Based on a recipe from http://www.foodlovers.co.nz/recipes/yoghurt-spice-cake.html.

Yoghurt Spice Cake

Ingredients for cake

  • 225 g flour
  • 1 1/2 t ground cinnamon
  • 1/2 t ground cloves
  • 1/2 t grated nutmeg
  • 2 t baking powder
  • 1 t baking soda
  • 1/2 t salt
  • 4 large eggs
  • 250 g brown sugar
  • 175 g butter, melted
  • 250 ml plain natural yoghurt

Ingredients for topping

  • 50 g dessicated coconut
  • 50 g pistachio nuts and walnuts, chopped
  • 115 g brown sugar
  • 85 g butter, melted

Method

  1. Preheat oven to 160 °C.
  2. Grease and flour 24 cm cake pan.
  3. Sift flour, cinnamon, cloves, nutmeg, baking powder, baking soda, and salt into a large mixing bowl. Make a well in the centre.
  4. Break the eggs into another large bowl, add the sugar and beat well, stir in the melted butter and yoghurt.

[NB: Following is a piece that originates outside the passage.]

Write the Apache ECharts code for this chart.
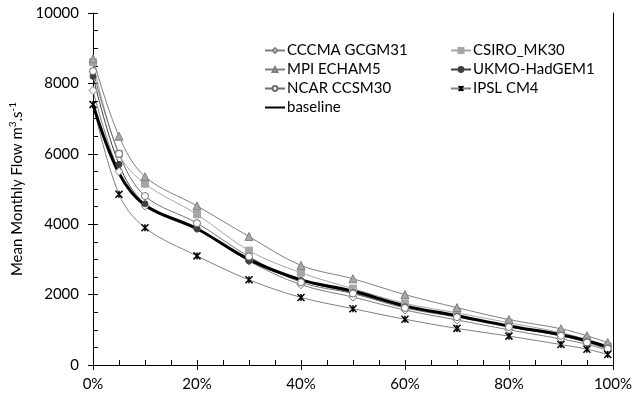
<!DOCTYPE html>
<html><head><meta charset="utf-8">
<script src="https://cdn.jsdelivr.net/npm/echarts@6/dist/echarts.min.js"></script>
<style>html,body{margin:0;padding:0;background:#fff}#c{width:635px;height:404px}</style>
</head><body><div id="c"></div>
<script>
var xPct = [0, 5, 10, 20, 30, 40, 50, 60, 70, 80, 90, 95, 99];
var cccma = [7800, 5500, 4520, 3870, 2950, 2280, 1930, 1560, 1280, 1000, 740, 590, 420];
var csiro = [8600, 6000, 5150, 4280, 3250, 2620, 2170, 1750, 1480, 1200, 920, 720, 530];
var mpi = [8700, 6500, 5350, 4520, 3650, 2830, 2450, 2000, 1630, 1290, 1030, 830, 640];
var ukmo = [8200, 5700, 4580, 3870, 2960, 2400, 2050, 1650, 1380, 1100, 840, 660, 480];
var ncar = [8350, 6000, 4800, 4030, 3080, 2350, 2030, 1620, 1360, 1080, 830, 640, 460];
var ipsl = [7400, 4850, 3900, 3100, 2420, 1920, 1600, 1300, 1040, 820, 580, 450, 300];
var baseline = [7400, 5450, 4540, 3870, 3000, 2420, 2100, 1680, 1400, 1110, 860, 690, 510];
var yTicks = [0, 2000, 4000, 6000, 8000, 10000];
var xTicks = [0, 20, 40, 60, 80, 100];

function pairs(v){ return xPct.map(function(x,i){return [x, v[i]];}); }
var FONT = 'Lato';
var star = 'path://M0,0L10,10M10,0L0,10M5,0L5,10';

function mk(name, data, opt){
  return Object.assign({
    name: name, type: 'line', data: pairs(data), smooth: 0.35,
    xAxisIndex: 0, yAxisIndex: 0
  }, opt);
}

var series = [
  mk('CCCMA GCGM31', cccma, {symbol:'diamond', symbolSize:8, lineStyle:{color:'#7f7f7f', width:1},
     itemStyle:{color:'#fff', borderColor:'#7f7f7f', borderWidth:1}}),
  mk('CSIRO_MK30', csiro, {symbol:'rect', symbolSize:7, lineStyle:{color:'#a6a6a6', width:1},
     itemStyle:{color:'#a6a6a6', borderColor:'#a6a6a6', borderWidth:1}}),
  mk('MPI ECHAM5', mpi, {symbol:'triangle', symbolSize:8, lineStyle:{color:'#7f7f7f', width:1},
     itemStyle:{color:'#a6a6a6', borderColor:'#7f7f7f', borderWidth:1}}),
  mk('UKMO-HadGEM1', ukmo, {symbol:'circle', symbolSize:6, lineStyle:{color:'#404040', width:1},
     itemStyle:{color:'#404040', borderColor:'#404040', borderWidth:1}}),
  mk('NCAR CCSM30', ncar, {symbol:'circle', symbolSize:7, lineStyle:{color:'#6f6f6f', width:1},
     itemStyle:{color:'#fff', borderColor:'#6f6f6f', borderWidth:1}}),
  mk('IPSL CM4', ipsl, {symbol:star, symbolSize:7, lineStyle:{color:'#808080', width:1},
     itemStyle:{color:'#000', borderColor:'#000', borderWidth:1.5}}),
  mk('baseline', baseline, {symbol:'none', lineStyle:{color:'#000', width:3}, itemStyle:{color:'#000'}})
];

var chart = echarts.init(document.getElementById('c'), null, {renderer:'canvas'});
var axisTxt = {color:'#000', fontFamily:FONT, fontSize:15};
var legendBase = {orient:'vertical', top:38, itemGap:4, itemWidth:20, itemHeight:6,
  textStyle:{color:'#000', fontFamily:FONT, fontSize:15, padding:[0,0,0,-3]}};
chart.setOption({
  animation:false,
  backgroundColor:'#fff',
  grid:{left:93, right:21, top:13, bottom:39},
  legend:[
    Object.assign({}, legendBase, {left:259, data:['CCCMA GCGM31','MPI ECHAM5','NCAR CCSM30',
      {name:'baseline', itemStyle:{opacity:0}}]}),
    Object.assign({}, legendBase, {left:445, data:['CSIRO_MK30','UKMO-HadGEM1','IPSL CM4']})
  ],
  xAxis:[
    {type:'value', min:0, max:100, interval:20, position:'bottom',
     axisLine:{show:true, lineStyle:{color:'#000', width:1}},
     axisTick:{show:true, inside:true, length:5, lineStyle:{color:'#000'}},
     minorTick:{show:true, splitNumber:4, length:5, lineStyle:{color:'#000'}},
     splitLine:{show:false},
     axisLabel:Object.assign({margin:12, formatter:function(v){return v+'%';}}, axisTxt)},
    {type:'value', min:0, max:100, interval:20, position:'bottom',
     axisLine:{show:false}, axisTick:{show:true, inside:false, length:5, lineStyle:{color:'#000'}},
     axisLabel:{show:false}, splitLine:{show:false}}
  ],
  yAxis:[
    {type:'value', min:0, max:10000, interval:2000, position:'left',
     axisLine:{show:true, lineStyle:{color:'#000', width:1}},
     axisTick:{show:true, inside:true, length:5, lineStyle:{color:'#000'}},
     minorTick:{show:true, splitNumber:4, length:5, lineStyle:{color:'#000'}},
     splitLine:{show:false},
     axisLabel:Object.assign({margin:14, formatter:function(v){return String(v);}}, axisTxt),
     name:'Mean Monthly Flow m{sup|3}.s{sup|-1}', nameLocation:'middle', nameGap:59,
     nameTextStyle:{color:'#000', fontFamily:FONT, fontSize:15,
       rich:{sup:{fontFamily:FONT, fontSize:10, verticalAlign:'top', padding:[0,0,8,0], color:'#000'}}}},
    {type:'value', min:0, max:10000, interval:2000, position:'left',
     axisLine:{show:false}, axisTick:{show:true, inside:false, length:5, lineStyle:{color:'#000'}},
     axisLabel:{show:false}, splitLine:{show:false}},
    {type:'value', min:0, max:10000, interval:2000, position:'right',
     axisLine:{show:true, lineStyle:{color:'#000', width:1}}, axisTick:{show:false},
     axisLabel:{show:false}, splitLine:{show:false}}
  ],
  series: series
});
</script></body></html>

Pour this mixture into the flour and fold until well blended.
  5. Pour into cake pan, and smooth over the surface with back of spoon, bake for 40 to 45 mins until a skewer comes out clean. Turn onto wire rack to cool.
  6. Mix all the topping ingredients together in a saucepan until the sugar has melted, and spread evenly over the top of the cake when cool. Place the cake under a hot grill for 2 to 3 minutes until topping is golden and crisp, taking care not to burn. Return to the wire rack to cool.

Serve with natural or greek yoghurt.